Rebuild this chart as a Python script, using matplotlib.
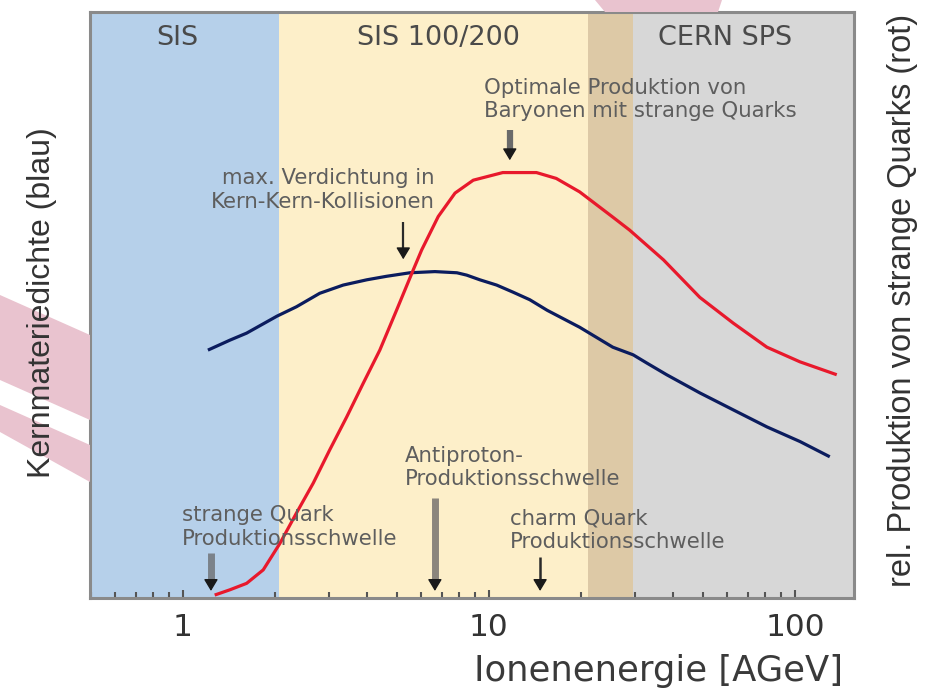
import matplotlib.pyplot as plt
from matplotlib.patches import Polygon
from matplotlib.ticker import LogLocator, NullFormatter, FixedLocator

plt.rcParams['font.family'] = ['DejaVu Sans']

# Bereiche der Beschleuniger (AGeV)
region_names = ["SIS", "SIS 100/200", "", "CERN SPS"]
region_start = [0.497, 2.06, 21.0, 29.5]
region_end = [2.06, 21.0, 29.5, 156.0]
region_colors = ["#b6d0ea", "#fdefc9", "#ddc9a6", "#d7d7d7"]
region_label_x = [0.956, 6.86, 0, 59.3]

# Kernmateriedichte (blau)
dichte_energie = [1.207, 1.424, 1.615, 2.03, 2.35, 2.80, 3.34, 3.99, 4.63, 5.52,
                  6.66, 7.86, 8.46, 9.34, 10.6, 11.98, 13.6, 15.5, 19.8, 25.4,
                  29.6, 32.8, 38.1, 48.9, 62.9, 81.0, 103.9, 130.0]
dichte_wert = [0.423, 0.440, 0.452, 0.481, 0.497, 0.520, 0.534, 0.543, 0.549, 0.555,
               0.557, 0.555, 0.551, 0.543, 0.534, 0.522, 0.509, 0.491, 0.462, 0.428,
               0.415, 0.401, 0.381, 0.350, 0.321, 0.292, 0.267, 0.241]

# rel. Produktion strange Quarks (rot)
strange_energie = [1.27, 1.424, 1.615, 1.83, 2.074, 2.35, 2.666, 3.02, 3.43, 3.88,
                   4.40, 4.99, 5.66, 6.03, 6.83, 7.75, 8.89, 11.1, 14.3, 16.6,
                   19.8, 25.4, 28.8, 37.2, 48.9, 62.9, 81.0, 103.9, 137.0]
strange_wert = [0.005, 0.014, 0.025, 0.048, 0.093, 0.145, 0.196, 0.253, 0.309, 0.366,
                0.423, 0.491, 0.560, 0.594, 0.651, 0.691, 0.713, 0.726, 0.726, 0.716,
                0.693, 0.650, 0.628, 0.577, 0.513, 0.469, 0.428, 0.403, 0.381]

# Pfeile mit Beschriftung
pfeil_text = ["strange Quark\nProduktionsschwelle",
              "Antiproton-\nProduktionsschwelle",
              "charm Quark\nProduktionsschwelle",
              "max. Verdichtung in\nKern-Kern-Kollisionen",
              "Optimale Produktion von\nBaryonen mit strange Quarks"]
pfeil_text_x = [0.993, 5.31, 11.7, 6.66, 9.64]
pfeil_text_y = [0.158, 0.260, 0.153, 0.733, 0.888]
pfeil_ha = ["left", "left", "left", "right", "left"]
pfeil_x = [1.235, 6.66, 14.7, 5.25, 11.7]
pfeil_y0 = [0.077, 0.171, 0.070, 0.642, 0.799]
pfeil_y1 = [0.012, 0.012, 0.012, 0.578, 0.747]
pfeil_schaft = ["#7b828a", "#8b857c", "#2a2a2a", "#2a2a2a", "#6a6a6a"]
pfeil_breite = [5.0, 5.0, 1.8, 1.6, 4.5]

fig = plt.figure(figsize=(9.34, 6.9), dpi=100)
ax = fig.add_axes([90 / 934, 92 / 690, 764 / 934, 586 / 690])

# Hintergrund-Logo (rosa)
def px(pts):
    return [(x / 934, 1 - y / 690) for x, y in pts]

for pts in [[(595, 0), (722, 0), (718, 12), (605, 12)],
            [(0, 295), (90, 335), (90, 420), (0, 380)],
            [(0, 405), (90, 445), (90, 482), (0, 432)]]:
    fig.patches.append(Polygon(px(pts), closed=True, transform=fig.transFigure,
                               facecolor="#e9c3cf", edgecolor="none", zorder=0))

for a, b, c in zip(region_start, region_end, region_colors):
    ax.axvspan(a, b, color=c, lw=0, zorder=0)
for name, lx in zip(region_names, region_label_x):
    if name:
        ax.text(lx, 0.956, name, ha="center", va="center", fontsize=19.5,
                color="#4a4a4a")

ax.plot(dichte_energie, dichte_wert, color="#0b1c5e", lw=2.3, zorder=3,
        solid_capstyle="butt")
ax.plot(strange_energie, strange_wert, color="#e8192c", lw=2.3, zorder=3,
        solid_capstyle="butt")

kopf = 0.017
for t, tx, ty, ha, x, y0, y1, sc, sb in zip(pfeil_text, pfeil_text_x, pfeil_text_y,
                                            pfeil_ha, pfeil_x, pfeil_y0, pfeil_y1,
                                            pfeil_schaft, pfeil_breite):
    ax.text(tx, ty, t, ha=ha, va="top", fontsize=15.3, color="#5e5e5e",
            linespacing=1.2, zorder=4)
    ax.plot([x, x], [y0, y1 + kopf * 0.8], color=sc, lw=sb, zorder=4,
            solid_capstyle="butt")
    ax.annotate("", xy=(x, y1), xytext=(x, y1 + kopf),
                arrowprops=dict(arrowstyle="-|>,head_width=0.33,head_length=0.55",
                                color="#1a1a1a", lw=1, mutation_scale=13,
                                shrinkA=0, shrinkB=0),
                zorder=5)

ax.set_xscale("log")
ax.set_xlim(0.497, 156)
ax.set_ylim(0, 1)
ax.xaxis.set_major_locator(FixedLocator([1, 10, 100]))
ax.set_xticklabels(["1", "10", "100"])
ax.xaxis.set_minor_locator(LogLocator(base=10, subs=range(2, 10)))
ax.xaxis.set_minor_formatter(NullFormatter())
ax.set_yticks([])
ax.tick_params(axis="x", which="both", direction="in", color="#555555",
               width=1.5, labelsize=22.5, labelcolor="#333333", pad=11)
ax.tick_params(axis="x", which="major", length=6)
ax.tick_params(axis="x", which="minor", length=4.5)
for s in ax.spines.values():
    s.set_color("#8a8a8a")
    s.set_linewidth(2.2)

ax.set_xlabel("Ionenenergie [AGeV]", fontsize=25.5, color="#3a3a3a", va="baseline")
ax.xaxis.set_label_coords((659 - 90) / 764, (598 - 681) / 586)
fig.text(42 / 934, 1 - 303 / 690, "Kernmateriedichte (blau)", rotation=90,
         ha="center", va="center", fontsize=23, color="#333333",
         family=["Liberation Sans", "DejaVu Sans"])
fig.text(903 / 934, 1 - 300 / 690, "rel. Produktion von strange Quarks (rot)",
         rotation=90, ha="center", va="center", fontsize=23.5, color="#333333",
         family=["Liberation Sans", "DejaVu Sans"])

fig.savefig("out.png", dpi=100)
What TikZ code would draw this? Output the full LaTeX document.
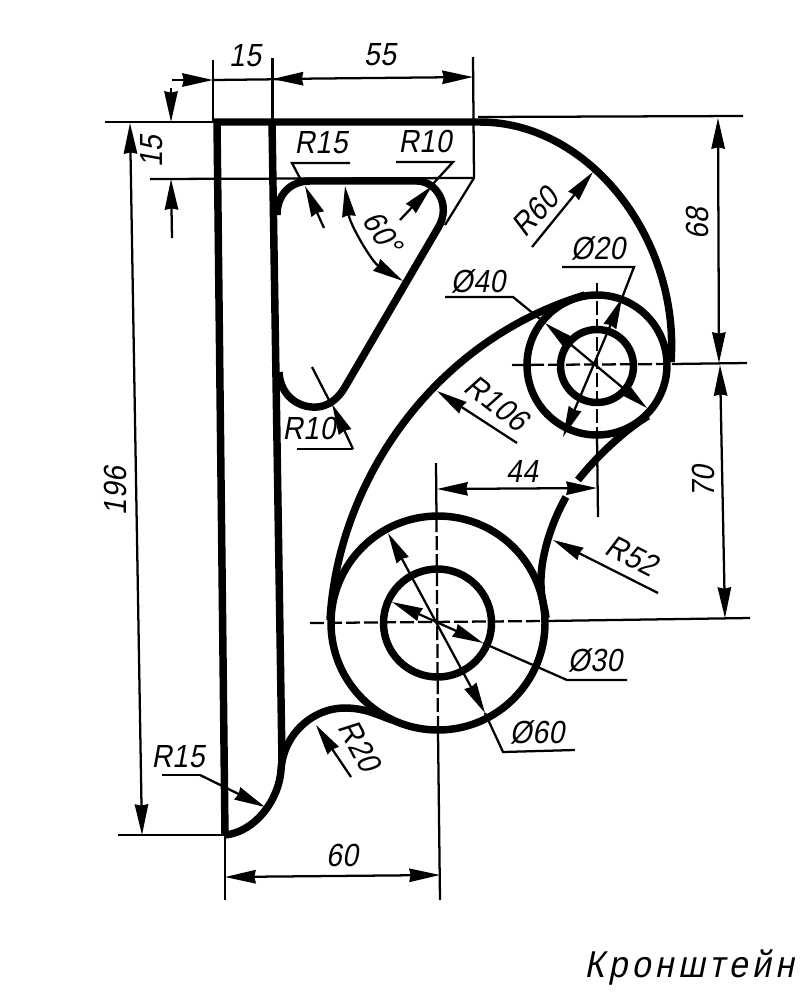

===============

Your copy should repeat each entry above exactly but contain no pictures.

Rebuild this chart as a Python script, using matplotlib.
import matplotlib.pyplot as plt
from matplotlib.patches import Polygon
from matplotlib.ticker import LogLocator, NullFormatter, FixedLocator

plt.rcParams['font.family'] = ['DejaVu Sans']

# Bereiche der Beschleuniger (AGeV)
region_names = ["SIS", "SIS 100/200", "", "CERN SPS"]
region_start = [0.497, 2.06, 21.0, 29.5]
region_end = [2.06, 21.0, 29.5, 156.0]
region_colors = ["#b6d0ea", "#fdefc9", "#ddc9a6", "#d7d7d7"]
region_label_x = [0.956, 6.86, 0, 59.3]

# Kernmateriedichte (blau)
dichte_energie = [1.207, 1.424, 1.615, 2.03, 2.35, 2.80, 3.34, 3.99, 4.63, 5.52,
                  6.66, 7.86, 8.46, 9.34, 10.6, 11.98, 13.6, 15.5, 19.8, 25.4,
                  29.6, 32.8, 38.1, 48.9, 62.9, 81.0, 103.9, 130.0]
dichte_wert = [0.423, 0.440, 0.452, 0.481, 0.497, 0.520, 0.534, 0.543, 0.549, 0.555,
               0.557, 0.555, 0.551, 0.543, 0.534, 0.522, 0.509, 0.491, 0.462, 0.428,
               0.415, 0.401, 0.381, 0.350, 0.321, 0.292, 0.267, 0.241]

# rel. Produktion strange Quarks (rot)
strange_energie = [1.27, 1.424, 1.615, 1.83, 2.074, 2.35, 2.666, 3.02, 3.43, 3.88,
                   4.40, 4.99, 5.66, 6.03, 6.83, 7.75, 8.89, 11.1, 14.3, 16.6,
                   19.8, 25.4, 28.8, 37.2, 48.9, 62.9, 81.0, 103.9, 137.0]
strange_wert = [0.005, 0.014, 0.025, 0.048, 0.093, 0.145, 0.196, 0.253, 0.309, 0.366,
                0.423, 0.491, 0.560, 0.594, 0.651, 0.691, 0.713, 0.726, 0.726, 0.716,
                0.693, 0.650, 0.628, 0.577, 0.513, 0.469, 0.428, 0.403, 0.381]

# Pfeile mit Beschriftung
pfeil_text = ["strange Quark\nProduktionsschwelle",
              "Antiproton-\nProduktionsschwelle",
              "charm Quark\nProduktionsschwelle",
              "max. Verdichtung in\nKern-Kern-Kollisionen",
              "Optimale Produktion von\nBaryonen mit strange Quarks"]
pfeil_text_x = [0.993, 5.31, 11.7, 6.66, 9.64]
pfeil_text_y = [0.158, 0.260, 0.153, 0.733, 0.888]
pfeil_ha = ["left", "left", "left", "right", "left"]
pfeil_x = [1.235, 6.66, 14.7, 5.25, 11.7]
pfeil_y0 = [0.077, 0.171, 0.070, 0.642, 0.799]
pfeil_y1 = [0.012, 0.012, 0.012, 0.578, 0.747]
pfeil_schaft = ["#7b828a", "#8b857c", "#2a2a2a", "#2a2a2a", "#6a6a6a"]
pfeil_breite = [5.0, 5.0, 1.8, 1.6, 4.5]

fig = plt.figure(figsize=(9.34, 6.9), dpi=100)
ax = fig.add_axes([90 / 934, 92 / 690, 764 / 934, 586 / 690])

# Hintergrund-Logo (rosa)
def px(pts):
    return [(x / 934, 1 - y / 690) for x, y in pts]

for pts in [[(595, 0), (722, 0), (718, 12), (605, 12)],
            [(0, 295), (90, 335), (90, 420), (0, 380)],
            [(0, 405), (90, 445), (90, 482), (0, 432)]]:
    fig.patches.append(Polygon(px(pts), closed=True, transform=fig.transFigure,
                               facecolor="#e9c3cf", edgecolor="none", zorder=0))

for a, b, c in zip(region_start, region_end, region_colors):
    ax.axvspan(a, b, color=c, lw=0, zorder=0)
for name, lx in zip(region_names, region_label_x):
    if name:
        ax.text(lx, 0.956, name, ha="center", va="center", fontsize=19.5,
                color="#4a4a4a")

ax.plot(dichte_energie, dichte_wert, color="#0b1c5e", lw=2.3, zorder=3,
        solid_capstyle="butt")
ax.plot(strange_energie, strange_wert, color="#e8192c", lw=2.3, zorder=3,
        solid_capstyle="butt")

kopf = 0.017
for t, tx, ty, ha, x, y0, y1, sc, sb in zip(pfeil_text, pfeil_text_x, pfeil_text_y,
                                            pfeil_ha, pfeil_x, pfeil_y0, pfeil_y1,
                                            pfeil_schaft, pfeil_breite):
    ax.text(tx, ty, t, ha=ha, va="top", fontsize=15.3, color="#5e5e5e",
            linespacing=1.2, zorder=4)
    ax.plot([x, x], [y0, y1 + kopf * 0.8], color=sc, lw=sb, zorder=4,
            solid_capstyle="butt")
    ax.annotate("", xy=(x, y1), xytext=(x, y1 + kopf),
                arrowprops=dict(arrowstyle="-|>,head_width=0.33,head_length=0.55",
                                color="#1a1a1a", lw=1, mutation_scale=13,
                                shrinkA=0, shrinkB=0),
                zorder=5)

ax.set_xscale("log")
ax.set_xlim(0.497, 156)
ax.set_ylim(0, 1)
ax.xaxis.set_major_locator(FixedLocator([1, 10, 100]))
ax.set_xticklabels(["1", "10", "100"])
ax.xaxis.set_minor_locator(LogLocator(base=10, subs=range(2, 10)))
ax.xaxis.set_minor_formatter(NullFormatter())
ax.set_yticks([])
ax.tick_params(axis="x", which="both", direction="in", color="#555555",
               width=1.5, labelsize=22.5, labelcolor="#333333", pad=11)
ax.tick_params(axis="x", which="major", length=6)
ax.tick_params(axis="x", which="minor", length=4.5)
for s in ax.spines.values():
    s.set_color("#8a8a8a")
    s.set_linewidth(2.2)

ax.set_xlabel("Ionenenergie [AGeV]", fontsize=25.5, color="#3a3a3a", va="baseline")
ax.xaxis.set_label_coords((659 - 90) / 764, (598 - 681) / 586)
fig.text(42 / 934, 1 - 303 / 690, "Kernmateriedichte (blau)", rotation=90,
         ha="center", va="center", fontsize=23, color="#333333",
         family=["Liberation Sans", "DejaVu Sans"])
fig.text(903 / 934, 1 - 300 / 690, "rel. Produktion von strange Quarks (rot)",
         rotation=90, ha="center", va="center", fontsize=23.5, color="#333333",
         family=["Liberation Sans", "DejaVu Sans"])

fig.savefig("out.png", dpi=100)
What TikZ code would draw this? Output the full LaTeX document.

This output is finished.